- Associated Press - Friday, January 30, 2015

JACKSON, Miss. (AP) - Gov. Phil Bryant is replacing a member of the state Board of Education with a member of the state’s Charter School Authorizer Board.

Danny Spreitler of Amory, who was appointed to the state school board in August, sent a letter to Bryant on Jan. 16 saying he was resigning.

Bryant appointed charter board member Karen Elam of Oxford, to fill Spreitler’s seat. The Senate must confirm Elam to a term running until 2021.

Spreitler said Friday that he resigned because three employees at the Gilmore Foundation, where he’s executive director, have suffered “catastrophic illnesses.” The foundation runs a preschool program in Monroe County meant to expand the availability and quality of preschool offerings.

“I couldn’t be (in Jackson) and fulfill my obligations there and fulfill my obligations here,” Spreitler said.

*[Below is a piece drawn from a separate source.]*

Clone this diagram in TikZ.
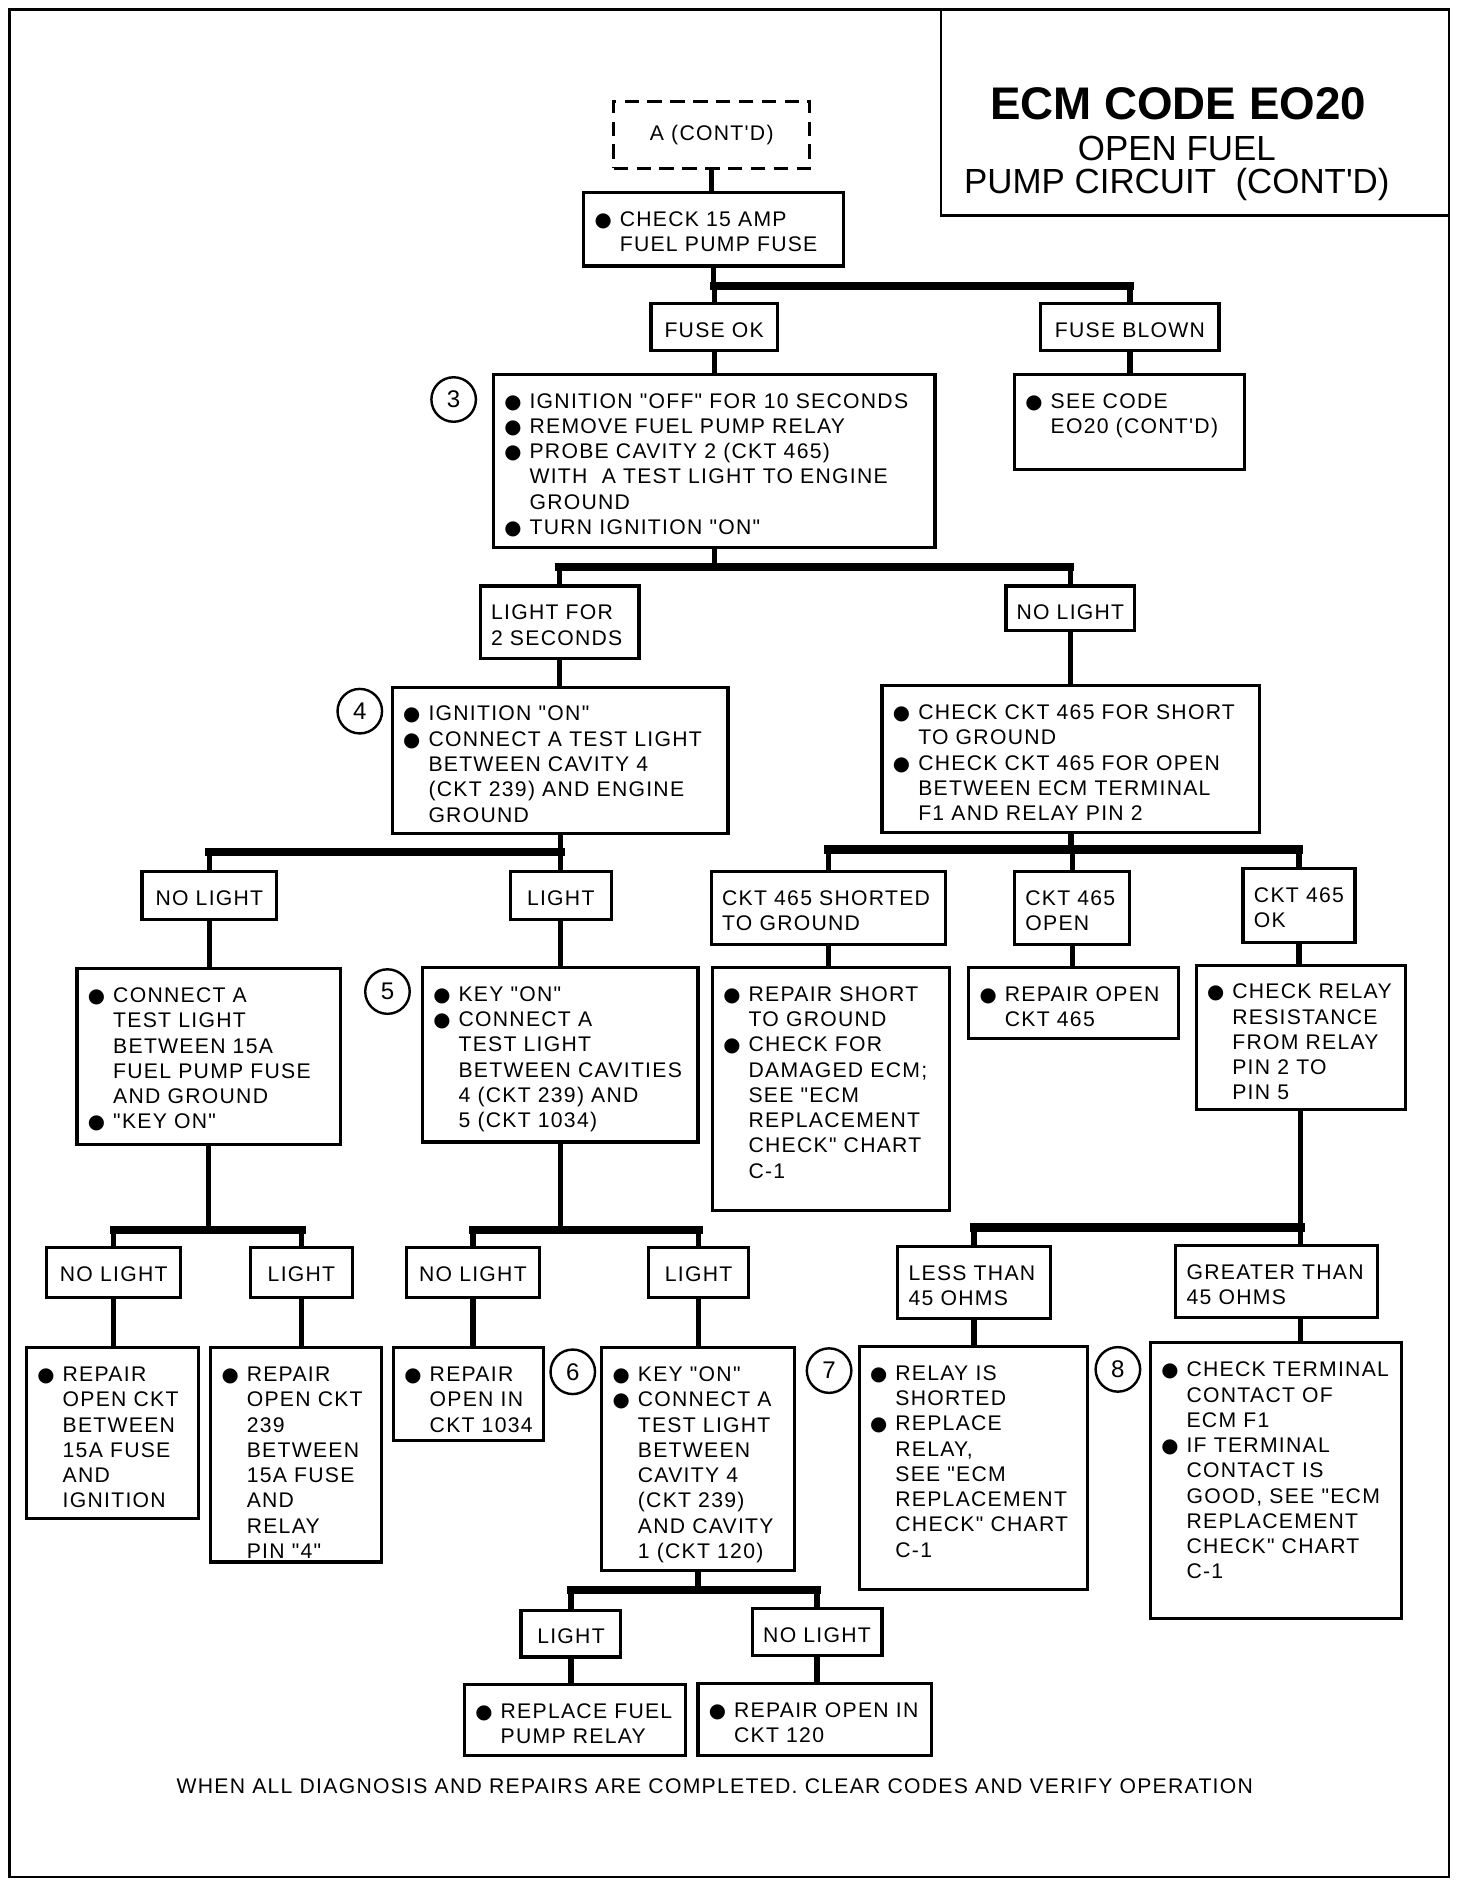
\documentclass[tikz,border=0pt]{standalone}
\usepackage{fontspec}
\setmainfont{Liberation Sans}[LetterSpace=6,Ligatures=TeXOff]
\newfontfamily\ttlfont{Liberation Sans}[Ligatures=TeXOff]
\newfontfamily\symf{DejaVu Sans}
\usetikzlibrary{fit}

\newcommand{\bul}{\makebox[10.5pt][l]{\symf\fontsize{8.2}{8.2}\selectfont ●}}
\newcommand{\ind}{\hspace*{10.5pt}}
\newcommand{\bx}[5]{\node[box,fit={(#2,#3)(#4,#5)}](#1){};}
\newcommand{\tx}[2]{\node[txt](#1-t)at([shift={(10,13)}]#1.north west){\rule{0pt}{8pt}#2};}
\newcommand{\lb}[2]{\node[txt,anchor=north](#1-t)at([yshift=-6.5pt]#1.north){\rule{0pt}{8pt}#2};}

\tikzset{
	box/.style={draw,line width=1.3pt,inner sep=0pt},
	stem/.style={line width=2.2pt},
	bar/.style={line width=3.4pt,line cap=rect},
	txt/.style={inner sep=0pt,align=left,anchor=north west,font=\fontsize{8.8}{10.5}\selectfont},
	num/.style={draw,circle,line width=1pt,minimum size=18.5pt,inner sep=0pt,font=\fontsize{10}{10}\selectfont}
}

\begin{document}
\begin{tikzpicture}[x=0.5pt,y=-0.5pt]
				\useasboundingbox(0,0)rectangle(1210,1564);
				\draw[line width=1pt](8,8)rectangle(1204,1560);
				\draw[line width=1pt](782,8)--(782,179)--(1204,179);
				\node[font=\ttlfont\bfseries\fontsize{19}{19}\selectfont](ttl1)at(979,86){ECM CODE EO20};
				\node[font=\ttlfont\fontsize{14.5}{14.5}\selectfont](ttl2)at(978,123){OPEN FUEL};
				\node[font=\ttlfont\fontsize{14.5}{14.5}\selectfont](ttl3)at(978,153){PUMP CIRCUIT\ \ (CONT'D)};

				\node[box,dash pattern=on 6pt off 3.5pt,fit={(510,84)(673,140)}](cont){};
				\node[txt,anchor=center](cont-t)at(cont.center){A (CONT'D)};
				\bx{chk}{485}{160}{701}{221}
				\bx{fok}{541}{252}{646}{291}
				\bx{fbl}{865}{252}{1013}{291}
				\bx{b3}{410}{311}{777}{455}
				\bx{see}{843}{311}{1034}{390}
				\bx{lf2}{399}{487}{531}{547}
				\bx{nl1}{836}{487}{943}{524}
				\bx{b4}{326}{571}{605}{693}
				\bx{bchk}{733}{570}{1047}{692}
				\bx{nl2}{118}{724}{230}{764}
				\bx{l2}{424}{724}{508}{764}
				\bx{sh}{591}{724}{786}{785}
				\bx{op}{843}{724}{939}{785}
				\bx{ok}{1033}{722}{1126}{783}
				\bx{bcon}{64}{805}{283}{951}
				\bx{b5}{351}{804}{580}{949}
				\bx{brs}{592}{804}{789}{1006}
				\bx{bro}{805}{804}{979}{863}
				\bx{brel}{994}{802}{1168}{922}
				\bx{nl3}{39}{1037}{150}{1078}
				\bx{l3}{208}{1037}{293}{1078}
				\bx{nl4}{338}{1037}{448}{1078}
				\bx{l4}{539}{1037}{622}{1078}
				\bx{less}{746}{1036}{873}{1096}
				\bx{grt}{977}{1035}{1145}{1095}
				\bx{r1}{22}{1120}{165}{1262}
				\bx{r2}{175}{1120}{317}{1298}
				\bx{r3}{327}{1120}{452}{1197}
				\bx{b6}{500}{1120}{660}{1305}
				\bx{b7}{714}{1119}{904}{1321}
				\bx{b8}{956}{1116}{1165}{1345}
				\bx{l5}{433}{1338}{516}{1377}
				\bx{nl5}{625}{1337}{733}{1376}
				\bx{rfp}{386}{1400}{570}{1459}
				\bx{r120}{580}{1399}{774}{1459}

				\tx{chk}{\bul CHECK 15 AMP\\\ind FUEL PUMP FUSE}
				\lb{fok}{FUSE OK}
				\lb{fbl}{FUSE BLOWN}
				\tx{b3}{\bul IGNITION "OFF" FOR 10 SECONDS\\\bul REMOVE FUEL PUMP RELAY\\\bul PROBE CAVITY 2 (CKT 465)\\\ind WITH\ \ A TEST LIGHT TO ENGINE\\\ind GROUND\\\bul TURN IGNITION "ON"}
				\tx{see}{\bul SEE CODE\\\ind EO20 (CONT'D)}
				\tx{lf2}{LIGHT FOR\\2 SECONDS}
				\lb{nl1}{NO LIGHT}
				\tx{b4}{\bul IGNITION "ON"\\\bul CONNECT A TEST LIGHT\\\ind BETWEEN CAVITY 4\\\ind (CKT 239) AND ENGINE\\\ind GROUND}
				\tx{bchk}{\bul CHECK CKT 465 FOR SHORT\\\ind TO GROUND\\\bul CHECK CKT 465 FOR OPEN\\\ind BETWEEN ECM TERMINAL\\\ind F1 AND RELAY PIN 2}
				\lb{nl2}{NO LIGHT}
				\lb{l2}{LIGHT}
				\tx{sh}{CKT 465 SHORTED\\TO GROUND}
				\tx{op}{CKT 465\\OPEN}
				\tx{ok}{CKT 465\\OK}
				\tx{bcon}{\bul CONNECT A\\\ind TEST LIGHT\\\ind BETWEEN 15A\\\ind FUEL PUMP FUSE\\\ind AND GROUND\\\bul "KEY ON"}
				\tx{b5}{\bul KEY "ON"\\\bul CONNECT A\\\ind TEST LIGHT\\\ind BETWEEN CAVITIES\\\ind 4 (CKT 239) AND\\\ind 5 (CKT 1034)}
				\tx{brs}{\bul REPAIR SHORT\\\ind TO GROUND\\\bul CHECK FOR\\\ind DAMAGED ECM;\\\ind SEE "ECM\\\ind REPLACEMENT\\\ind CHECK" CHART\\\ind C-1}
				\tx{bro}{\bul REPAIR OPEN\\\ind CKT 465}
				\tx{brel}{\bul CHECK RELAY\\\ind RESISTANCE\\\ind FROM RELAY\\\ind PIN 2 TO\\\ind PIN 5}
				\lb{nl3}{NO LIGHT}
				\lb{l3}{LIGHT}
				\lb{nl4}{NO LIGHT}
				\lb{l4}{LIGHT}
				\tx{less}{LESS THAN\\45 OHMS}
				\tx{grt}{GREATER THAN\\45 OHMS}
				\tx{r1}{\bul REPAIR\\\ind OPEN CKT\\\ind BETWEEN\\\ind 15A FUSE\\\ind AND\\\ind IGNITION}
				\tx{r2}{\bul REPAIR\\\ind OPEN CKT\\\ind 239\\\ind BETWEEN\\\ind 15A FUSE\\\ind AND\\\ind RELAY\\\ind PIN "4"}
				\tx{r3}{\bul REPAIR\\\ind OPEN IN\\\ind CKT 1034}
				\tx{b6}{\bul KEY "ON"\\\bul CONNECT A\\\ind TEST LIGHT\\\ind BETWEEN\\\ind CAVITY 4\\\ind (CKT 239)\\\ind AND CAVITY\\\ind 1 (CKT 120)}
				\tx{b7}{\bul RELAY IS\\\ind SHORTED\\\bul REPLACE\\\ind RELAY,\\\ind SEE "ECM\\\ind REPLACEMENT\\\ind CHECK" CHART\\\ind C-1}
				\tx{b8}{\bul CHECK TERMINAL\\\ind CONTACT OF\\\ind ECM F1\\\bul IF TERMINAL\\\ind CONTACT IS\\\ind GOOD, SEE "ECM\\\ind REPLACEMENT\\\ind CHECK" CHART\\\ind C-1}
				\lb{l5}{LIGHT}
				\lb{nl5}{NO LIGHT}
				\tx{rfp}{\bul REPLACE FUEL\\\ind PUMP RELAY}
				\tx{r120}{\bul REPAIR OPEN IN\\\ind CKT 120}

				\node[num](n3)at(377,332){3};
				\node[num](n4)at(299,591){4};
				\node[num](n5)at(322,824){5};
				\node[num](n6)at(476,1140){6};
				\node[num](n7)at(689,1139){7};
				\node[num](n8)at(929,1138){8};

				\coordinate(j1)at(chk.south|-0,238);
				\coordinate(j2)at(b3.south|-0,471);
				\coordinate(j3)at(b4.south|-0,708);
				\coordinate(j4)at(bchk.south|-0,706);
				\coordinate(j5)at(bcon.south|-0,1022);
				\coordinate(j6)at(b5.south|-0,1022);
				\coordinate(j7)at(brel.south|-0,1020);
				\coordinate(j8)at(b6.south|-0,1321);
				\foreach \p/\j in {chk/j1,b3/j2,b4/j3,bchk/j4,bcon/j5,b5/j6,b6/j8}
					\draw[stem](\p.south)--(\j);
				\foreach \c/\j in {fok/j1,fbl/j1,lf2/j2,nl1/j2,nl2/j3,l2/j3,sh/j4,op/j4,ok/j4,nl3/j5,l3/j5,nl4/j6,l4/j6,less/j7,l5/j8,nl5/j8}
					\draw[stem](\c.north|-\j)--(\c.north);
				\draw[bar](fok.north|-j1)--(fbl.north|-j1);
				\draw[bar](lf2.north|-j2)--(nl1.north|-j2);
				\draw[bar](nl2.north|-j3)--(l2.north|-j3);
				\draw[bar](sh.north|-j4)--(ok.north|-j4);
				\draw[bar](nl3.north|-j5)--(l3.north|-j5);
				\draw[bar](nl4.north|-j6)--(l4.north|-j6);
				\draw[bar](less.north|-j7)--(j7);
				\draw[bar](l5.north|-j8)--(nl5.north|-j8);
				\draw[stem](brel.south)--(brel.south|-grt.north);
				\draw[stem](grt.south-|brel.south)--(brel.south|-b8.north);
				\foreach \a/\b in {cont/chk,fok/b3,fbl/see,lf2/b4,nl1/bchk,nl2/bcon,l2/b5,sh/brs,op/bro,ok/brel,nl3/r1,l3/r2,nl4/r3,l4/b6,less/b7,l5/rfp,nl5/r120}
					\draw[stem](\a.south)--(\a.south|-\b.north);

				\node[txt,anchor=center](foot)at(594,1484){WHEN ALL DIAGNOSIS AND REPAIRS ARE COMPLETED. CLEAR CODES AND VERIFY OPERATION};
\end{tikzpicture}
\end{document}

Elam is a consultant who represents food and drug ingredient associations on regulatory matters. Before that, she was senior director of consumer and scientific affairs and senior director of nutrition and consumer affairs for Nabisco. Earlier, she was a professor of nutrition and food science at the University of Missouri and Michigan State University.

“Mississippi students are capable of great success if we work to ensure public schools are meeting their needs,” Elam said in a written statement. “I am grateful to Gov. Bryant for the opportunity to serve on the Board of Education, and I am committed to building excellence in Mississippi’s K-12 education system.”

Bryant spokesman Knox Graham said Elam, who has been on the charter board since it began operations in fall 2013, will remain on the charter board. Bryant appointed his former education adviser Johnny Franklin to the Board of Education last year, and he has also remained on the charter board. The board has authorized two charter schools, both in Jackson, in two rounds of operations.

Franklin and Spreitler have pushed for changes in how the Board of Education operates, pushing the board to take a more active role in setting policy.